A study of light; Ground plane shadows, highlights to define shape and contour, and an ultra reflective carbon fiber rear wing…
Form follows function; the GT3RS rear wing. Purpose built for speed, generating downforce and capturing hidden reflections (see below)…
My last shot of the morning and one of my favorite from the November 3rd event. The sunlight really brought this color to life, and showcased the collective styling cues unique to the GT3RS, re-stating the obvious: There is no substitute.
So should you find yourself in need of some artistic inspiration on a Saturday morning, come take a stroll through the automotive galley known locally as Cars&Coffee.

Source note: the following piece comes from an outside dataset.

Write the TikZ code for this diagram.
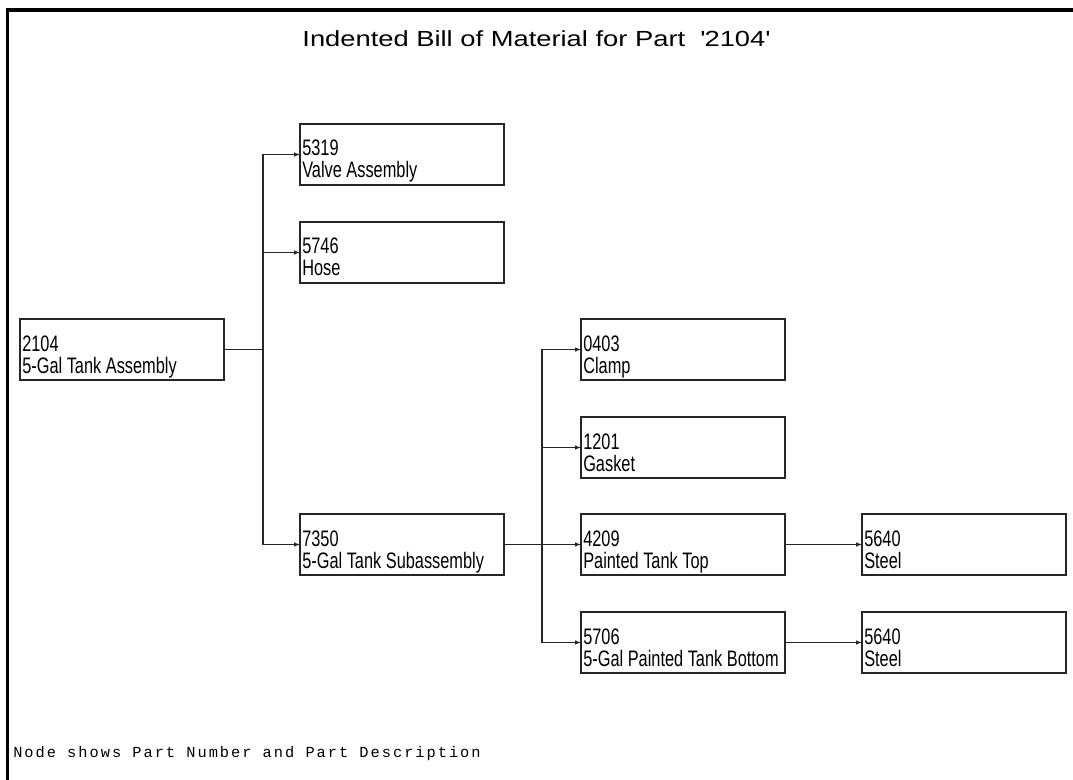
\documentclass[tikz,border=0pt]{standalone}
\usepackage{fontspec}
\usetikzlibrary{arrows.meta}
\newfontfamily\boxfont[FakeStretch=0.73]{Liberation Sans}
\newfontfamily\titlefont[FakeStretch=1.25]{Liberation Sans}
\newfontfamily\notefont[LetterSpace=13]{Liberation Mono}
\newcommand{\partnode}[5]{%
  \node[partbox, anchor=north west] (#1) at (#2,#3) {};
  \node[parttext] (#1-num) at (#2+2,#3+32) {#4};
  \node[parttext] (#1-desc) at (#2+2,#3+54) {#5};
}
\begin{document}
\begin{tikzpicture}[x=0.75pt,y=-0.75pt,
  partbox/.style={draw=black!85, line width=1.2pt, minimum width=153pt, minimum height=45.75pt, inner sep=0pt, outer sep=0pt},
  parttext/.style={font=\boxfont\fontsize{16.8}{20}\selectfont, inner sep=0pt, anchor=base west},
  conn/.style={draw=black!85, line width=0.8pt},
  arr/.style={conn, -{Latex[length=4.5pt,width=3.5pt]}},
  frame/.style={line width=2.3pt, black}
]
\useasboundingbox (0,0) rectangle (1073,780);
\draw[frame] (7.5,780) -- (7.5,10) -- (1073,10);

\node[font=\titlefont\fontsize{16.4}{20}\selectfont, inner sep=0pt, anchor=base] (title) at (536,47)
  {Indented Bill of Material for Part\ \ \textquotesingle 2104\textquotesingle};

\partnode{n2104}{20}{319}{2104}{5-Gal Tank Assembly}
\partnode{n5319}{300}{124}{5319}{Valve Assembly}
\partnode{n5746}{300}{222}{5746}{Hose}
\partnode{n7350}{300}{514}{7350}{5-Gal Tank Subassembly}
\partnode{n0403}{581}{319}{0403}{Clamp}
\partnode{n1201}{581}{417}{1201}{Gasket}
\partnode{n4209}{581}{514}{4209}{Painted Tank Top}
\partnode{n5706}{581}{612}{5706}{5-Gal Painted Tank Bottom}
\partnode{n5640a}{862}{514}{5640}{Steel}
\partnode{n5640b}{862}{612}{5640}{Steel}

\draw[conn] (n2104.east) -- ++(39,0) coordinate (j1);
\draw[arr] (j1) |- (n5319.west);
\draw[arr] (j1) |- (n5746.west);
\draw[arr] (j1) |- (n7350.west);
\draw[conn] (n7350.east) -- ++(38,0) coordinate (j2);
\draw[arr] (j2) |- (n0403.west);
\draw[arr] (j2) |- (n1201.west);
\draw[arr] (j2) |- (n4209.west);
\draw[arr] (j2) |- (n5706.west);
\draw[arr] (n4209.east) -- (n5640a.west);
\draw[arr] (n5706.east) -- (n5640b.west);

\node[font=\notefont\fontsize{11.5}{13}\selectfont, inner sep=0pt, anchor=base west] (note) at (13,757)
  {Node shows Part Number and Part Description};
\end{tikzpicture}
\end{document}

You won’t be disappointed…
(All photos by the author)
Amazing vehicles and excellent photos! thanks for sharing
Thank you for your feedback and I’m glad that you enjoyed my most recent blog post.
With the summer- like weather we have been experiencing, it has really helped in getting people to bring out and share some truly amazing cars.
Thank you for your beautiful photos and for featuring my car – the Jaguar XKSS. Just to set the record straight, this car is a replica of the XKSS. It’s a fiberglass body by Realm Engineering in the UK, built on a Reynard Racing chassis and features all Jaguar running gear, including a 4.2 Liter motor with 300 BHP and a Tremec 5 speed gearbox. I had to write to make sure the car wasn’t confused for a real car…
Thank you for your email clarifying the origins of your XKSS. It sure looked like the real Steve McQueen car from the articles I had used for research.
I will go back and add a postscript to my previous post, addressing the origins of your car, noting that it is an incredible recreation, and not the ex Steve McQueen XKSS.
I’m glad that you enjoyed the photos; you have an amazing re-creation that I’m sure turns heads where ever you go.
Thank you again for sharing it with all of us at Cars&Coffee.
Loved the write up! Great blog, this is awesome!
Thank you for your feedback, and I’m glad that you are enjoying my blog.
Reblogged this on Dc bus charter .
Thank you, I appreciate the reblog of one of my previous posts.
Wonderful looking car! What a color! It’s a gem!
Thank you for the comments, and I’m glad that you enjoyed my blog.